Collin Cameron

Personal information
- Born: 31 March 1988 (age 38) Barrie, Ontario, Canada
- Height: 1.65 m (5 ft 5 in)

Sport
- Country: Canada
- Sport: Para Nordic skiing (Para cross-country skiing and Para biathlon)
- Disability class: LW11.5

Achievements and titles
- Paralympic finals: 3 bronze 2018. 3 bronze 2022
- World finals: 2 gold. 4 silver.
- National finals: 5 gold. 1 silver.
- Highest world ranking: cross country crystal globe 2023.

Medal record
Representing Canada
Men's Para cross-country skiing
Paralympic Games
| Bronze medal – third place | 2022 Beijing | 18 km sitting |
| Bronze medal – third place | 2022 Beijing | 1.5 km sprint sitting |
| Bronze medal – third place | 2022 Beijing | 4 × 2.5km mixed relay |
World Championships
| Silver medal – second place | 2023 Östersund | 18 km sitting |
| Silver medal – second place | 2023 Östersund | 10 km sitting |
Men's Para biathlon
World Championships
| Gold medal – first place | 2023 Östersund | 7.5 km sitting |

= Collin Cameron =

Canadian Canadian Para cross-country skier and biathlete (born 1988)
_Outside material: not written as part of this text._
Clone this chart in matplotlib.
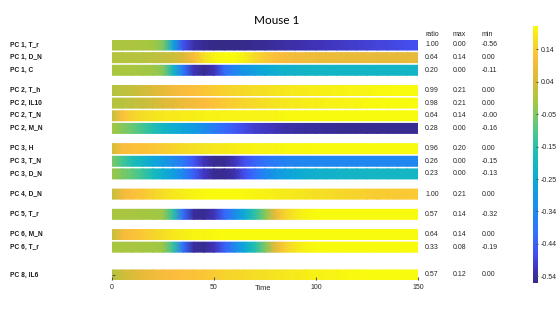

Collin Cameron (born 31 March 1988 in Barrie, Ontario) is a Canadian Para cross-country skier and biathlete who won three bronze medals at the 2018 Winter Paralympics. and two silver and a gold medal at the 2019 Para Nordic World Championships in Prince George, BC, CAN. He also participated at the 2022 Winter Paralympics, winning two bronze medals in the 18 kilometre long-distance event, and the 1.5 kilometre sprint event.